> **To be done**
Locate the lines that hold the string "this". Copy every such line.

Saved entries
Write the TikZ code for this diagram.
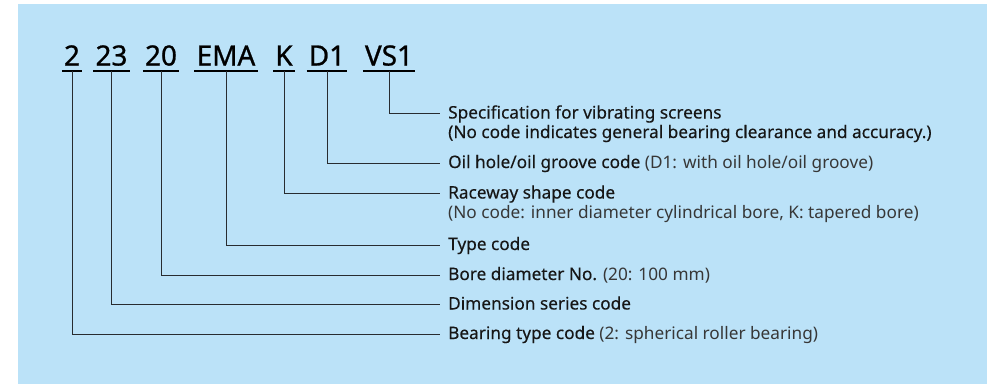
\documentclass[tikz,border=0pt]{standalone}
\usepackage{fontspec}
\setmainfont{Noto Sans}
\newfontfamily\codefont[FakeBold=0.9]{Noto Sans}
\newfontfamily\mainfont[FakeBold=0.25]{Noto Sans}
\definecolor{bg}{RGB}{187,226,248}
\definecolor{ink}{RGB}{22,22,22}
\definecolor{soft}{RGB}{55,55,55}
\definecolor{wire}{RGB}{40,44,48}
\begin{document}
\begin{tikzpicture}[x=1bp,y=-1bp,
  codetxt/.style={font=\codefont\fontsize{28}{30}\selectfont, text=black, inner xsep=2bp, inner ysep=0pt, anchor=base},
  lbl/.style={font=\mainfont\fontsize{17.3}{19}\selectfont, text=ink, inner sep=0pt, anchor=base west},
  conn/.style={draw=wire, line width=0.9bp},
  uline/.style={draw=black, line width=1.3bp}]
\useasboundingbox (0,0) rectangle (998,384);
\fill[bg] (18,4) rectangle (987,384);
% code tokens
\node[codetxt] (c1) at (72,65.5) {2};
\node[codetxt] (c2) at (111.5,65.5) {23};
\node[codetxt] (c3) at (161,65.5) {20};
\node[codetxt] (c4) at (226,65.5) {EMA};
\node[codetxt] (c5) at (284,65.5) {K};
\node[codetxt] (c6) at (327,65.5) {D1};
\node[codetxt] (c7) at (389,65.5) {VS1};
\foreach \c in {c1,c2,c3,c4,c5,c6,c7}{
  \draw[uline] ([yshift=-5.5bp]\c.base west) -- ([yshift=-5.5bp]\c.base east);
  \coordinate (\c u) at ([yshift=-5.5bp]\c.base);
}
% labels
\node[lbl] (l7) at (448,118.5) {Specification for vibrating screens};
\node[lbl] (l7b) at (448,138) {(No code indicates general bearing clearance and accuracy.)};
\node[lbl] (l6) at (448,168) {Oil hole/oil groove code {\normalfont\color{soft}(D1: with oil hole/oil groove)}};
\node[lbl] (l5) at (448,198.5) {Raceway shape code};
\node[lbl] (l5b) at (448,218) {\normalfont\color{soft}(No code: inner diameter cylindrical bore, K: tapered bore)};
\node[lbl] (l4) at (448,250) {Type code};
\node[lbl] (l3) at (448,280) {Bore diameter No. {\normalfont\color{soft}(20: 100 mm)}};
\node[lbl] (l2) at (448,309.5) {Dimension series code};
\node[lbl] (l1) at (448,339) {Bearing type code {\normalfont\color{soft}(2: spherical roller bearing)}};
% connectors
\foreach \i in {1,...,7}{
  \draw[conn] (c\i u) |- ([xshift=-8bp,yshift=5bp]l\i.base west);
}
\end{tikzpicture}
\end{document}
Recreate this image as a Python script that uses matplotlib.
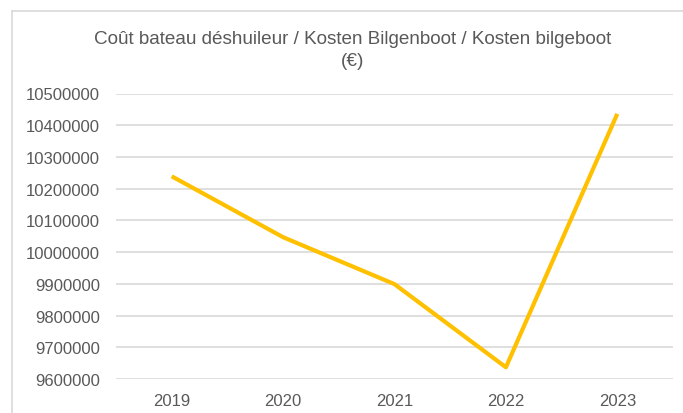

> **Solved exercise**
Write the TikZ code for this diagram.
Recreate this image as a Python script that uses matplotlib.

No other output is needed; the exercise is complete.